It created the stanchions of a mainstream political media soapbox, as well as the basis for thousands of meme images posted across the internet, but now the University of California will pay out $630,000 in personal injury damages to more than twenty U.C.- Davis students who were doused with pepper spray by campus police during a videotaped protest in November that the Occupy movement used as the iconic example of excessive police force, reported the San Francisco Chronicle.
In November of last year, a campus policeperson used pepper spray to move non-violent student protesters involved in an ‘Occupy’ demonstration, while simultaneously blocking the students’ exit from the school’s quad. Armed police in riot helmets showered demonstrators with the chemical irritant as the students sat with arms linked. The Chronicle reports that the students were protesting steep tuition hikes and the public university’s increasing financial ties to corporations.
According to the terms of the $1 million legal settlement that was announced Wednesday, the students will each receive about $30,000 and a written apology from the university chancellor. The settlement was negotiated on the students’ behalf by the American Civil Liberties Union (ACLU), reports the San Francisco Chronicle; $630,000 will go to the students involved in the protest, $100,000 is being set aside for claims from others who can prove they were sprayed during the incident, and an additional $250,000 is going the ACLU.

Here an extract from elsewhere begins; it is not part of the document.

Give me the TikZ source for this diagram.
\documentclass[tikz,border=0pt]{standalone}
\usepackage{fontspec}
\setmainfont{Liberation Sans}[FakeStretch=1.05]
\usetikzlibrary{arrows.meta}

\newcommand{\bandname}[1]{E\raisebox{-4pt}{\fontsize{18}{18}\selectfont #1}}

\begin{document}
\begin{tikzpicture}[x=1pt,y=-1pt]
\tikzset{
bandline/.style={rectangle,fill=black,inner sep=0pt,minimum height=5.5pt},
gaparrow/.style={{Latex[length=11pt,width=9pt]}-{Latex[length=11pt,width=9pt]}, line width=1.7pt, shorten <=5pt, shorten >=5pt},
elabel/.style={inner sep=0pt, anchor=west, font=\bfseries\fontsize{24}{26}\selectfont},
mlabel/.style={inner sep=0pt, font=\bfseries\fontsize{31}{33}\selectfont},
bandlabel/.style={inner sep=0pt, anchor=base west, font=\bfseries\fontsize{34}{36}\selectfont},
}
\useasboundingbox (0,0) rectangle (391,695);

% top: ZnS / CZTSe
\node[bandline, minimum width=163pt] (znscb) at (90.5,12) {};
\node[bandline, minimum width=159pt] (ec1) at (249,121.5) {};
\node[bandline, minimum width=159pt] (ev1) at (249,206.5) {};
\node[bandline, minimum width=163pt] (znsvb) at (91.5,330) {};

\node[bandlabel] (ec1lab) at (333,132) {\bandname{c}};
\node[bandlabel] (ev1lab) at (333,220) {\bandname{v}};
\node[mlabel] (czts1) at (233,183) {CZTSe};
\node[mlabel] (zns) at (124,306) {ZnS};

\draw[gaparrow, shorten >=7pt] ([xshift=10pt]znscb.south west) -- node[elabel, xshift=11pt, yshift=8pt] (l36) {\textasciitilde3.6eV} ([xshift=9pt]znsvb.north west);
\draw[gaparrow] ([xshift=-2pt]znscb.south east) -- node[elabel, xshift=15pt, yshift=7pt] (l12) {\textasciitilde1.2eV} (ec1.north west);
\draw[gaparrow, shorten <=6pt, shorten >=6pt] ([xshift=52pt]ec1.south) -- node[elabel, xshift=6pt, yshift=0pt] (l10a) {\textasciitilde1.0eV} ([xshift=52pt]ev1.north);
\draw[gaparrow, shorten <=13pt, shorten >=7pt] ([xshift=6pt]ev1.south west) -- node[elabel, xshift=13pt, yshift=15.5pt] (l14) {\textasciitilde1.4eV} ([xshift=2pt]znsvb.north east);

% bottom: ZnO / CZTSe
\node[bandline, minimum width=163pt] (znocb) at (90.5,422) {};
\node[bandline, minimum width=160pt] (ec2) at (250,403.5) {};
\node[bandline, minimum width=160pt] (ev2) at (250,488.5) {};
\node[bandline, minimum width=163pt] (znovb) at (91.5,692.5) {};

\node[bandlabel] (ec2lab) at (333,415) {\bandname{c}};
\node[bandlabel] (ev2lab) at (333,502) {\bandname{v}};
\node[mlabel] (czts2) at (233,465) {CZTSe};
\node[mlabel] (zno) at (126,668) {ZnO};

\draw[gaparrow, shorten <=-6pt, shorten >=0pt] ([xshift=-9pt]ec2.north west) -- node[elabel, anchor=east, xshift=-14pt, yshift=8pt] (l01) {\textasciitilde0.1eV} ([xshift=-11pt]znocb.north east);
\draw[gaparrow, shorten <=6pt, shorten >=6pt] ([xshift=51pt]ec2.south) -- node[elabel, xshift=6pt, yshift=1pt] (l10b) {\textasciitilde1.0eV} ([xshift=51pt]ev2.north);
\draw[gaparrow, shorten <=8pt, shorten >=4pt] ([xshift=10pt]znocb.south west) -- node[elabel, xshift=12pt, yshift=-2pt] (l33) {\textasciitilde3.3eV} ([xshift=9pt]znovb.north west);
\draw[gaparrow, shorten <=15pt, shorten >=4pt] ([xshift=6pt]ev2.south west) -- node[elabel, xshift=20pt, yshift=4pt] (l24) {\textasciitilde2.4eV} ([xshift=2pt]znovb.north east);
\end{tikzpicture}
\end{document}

In addition, the school must assist any students who suffered academically because they were pepper sprayed. One plaintiff based his personal injury lawsuit on allegations that he had suffered emotional distress in the form of panic attacks in the days after the protest and was forced to avoid subsequent gatherings, fearful that it would happen again.

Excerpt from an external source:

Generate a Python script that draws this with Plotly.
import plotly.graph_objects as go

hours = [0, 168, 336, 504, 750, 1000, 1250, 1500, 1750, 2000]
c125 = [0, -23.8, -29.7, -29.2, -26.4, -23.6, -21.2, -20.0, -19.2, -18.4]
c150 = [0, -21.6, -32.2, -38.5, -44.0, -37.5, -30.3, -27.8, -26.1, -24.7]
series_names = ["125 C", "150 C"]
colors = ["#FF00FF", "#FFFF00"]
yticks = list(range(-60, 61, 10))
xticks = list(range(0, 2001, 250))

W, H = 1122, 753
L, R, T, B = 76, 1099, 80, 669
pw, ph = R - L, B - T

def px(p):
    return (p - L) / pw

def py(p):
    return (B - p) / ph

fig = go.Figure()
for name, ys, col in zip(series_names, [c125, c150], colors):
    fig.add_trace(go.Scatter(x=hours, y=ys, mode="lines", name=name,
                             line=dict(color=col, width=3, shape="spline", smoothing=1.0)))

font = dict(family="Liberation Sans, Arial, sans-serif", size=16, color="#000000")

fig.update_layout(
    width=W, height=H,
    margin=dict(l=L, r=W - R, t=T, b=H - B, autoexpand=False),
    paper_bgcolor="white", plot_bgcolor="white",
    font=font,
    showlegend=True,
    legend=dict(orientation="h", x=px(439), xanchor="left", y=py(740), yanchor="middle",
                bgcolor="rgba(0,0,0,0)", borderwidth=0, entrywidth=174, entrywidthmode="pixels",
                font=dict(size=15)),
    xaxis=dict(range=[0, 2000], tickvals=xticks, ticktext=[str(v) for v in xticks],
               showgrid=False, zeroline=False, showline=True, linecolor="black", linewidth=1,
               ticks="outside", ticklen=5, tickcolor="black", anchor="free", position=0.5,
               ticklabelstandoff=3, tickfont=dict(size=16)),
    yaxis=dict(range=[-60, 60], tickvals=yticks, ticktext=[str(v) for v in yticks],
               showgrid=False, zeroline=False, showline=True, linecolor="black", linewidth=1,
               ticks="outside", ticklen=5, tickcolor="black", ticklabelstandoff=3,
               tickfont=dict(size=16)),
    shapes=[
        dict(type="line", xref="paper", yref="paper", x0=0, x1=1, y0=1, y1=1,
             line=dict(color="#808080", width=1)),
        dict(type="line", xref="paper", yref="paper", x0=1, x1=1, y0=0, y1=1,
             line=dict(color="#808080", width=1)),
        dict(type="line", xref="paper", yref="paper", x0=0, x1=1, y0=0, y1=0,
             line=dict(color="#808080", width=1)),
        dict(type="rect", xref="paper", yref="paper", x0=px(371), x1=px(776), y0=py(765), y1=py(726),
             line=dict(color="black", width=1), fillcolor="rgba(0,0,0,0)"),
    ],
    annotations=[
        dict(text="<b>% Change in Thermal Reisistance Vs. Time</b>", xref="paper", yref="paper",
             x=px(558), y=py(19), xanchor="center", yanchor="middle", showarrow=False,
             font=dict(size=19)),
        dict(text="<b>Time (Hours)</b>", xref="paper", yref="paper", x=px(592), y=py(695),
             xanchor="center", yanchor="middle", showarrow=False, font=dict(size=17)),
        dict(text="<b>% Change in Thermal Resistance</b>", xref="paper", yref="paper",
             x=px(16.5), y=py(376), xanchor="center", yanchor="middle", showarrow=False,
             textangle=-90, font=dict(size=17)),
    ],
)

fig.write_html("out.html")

Under Illinois law, what’s known as a claim of “negligent infliction of emotional distress” may arise in situations like these. The underlying concept of this area of Illinois personal injury law is that individuals and businesses – including universities entrusted with the care of their students – have a general legal duty to use reasonable care to avoid causing emotional distress to another person. If the company or individual on behalf of the university fails in their duty and unreasonably causes emotional distress to another person, the actor may be held legally responsible, and may be made to pay damages to the harmed individual.
Jurisdictions, such as Illinois, allow for recovery for these types of claims in situations where the distress:
1. is inflicted intentionally; or,
2. is directly associated with a physical injury negligently inflicted upon a victim; or,
3. is caused by defamation and libel; or,
4. stems from witnessing a gruesome accident as a bystander; or,
5. is the product of some misconduct universally recognized as causing emotional distress such as mishandling a loved one’s corpse, or failing to deliver a death notice in a timely manner.
In addition to compensating the victims for harm suffered, the lawsuit has spurred change in the way in which police respond to peaceful gatherings, ensuring that tensions do not escalate. Hopefully these lawsuits send a message strong enough to prevent heartbreak – and resultant memes – for good.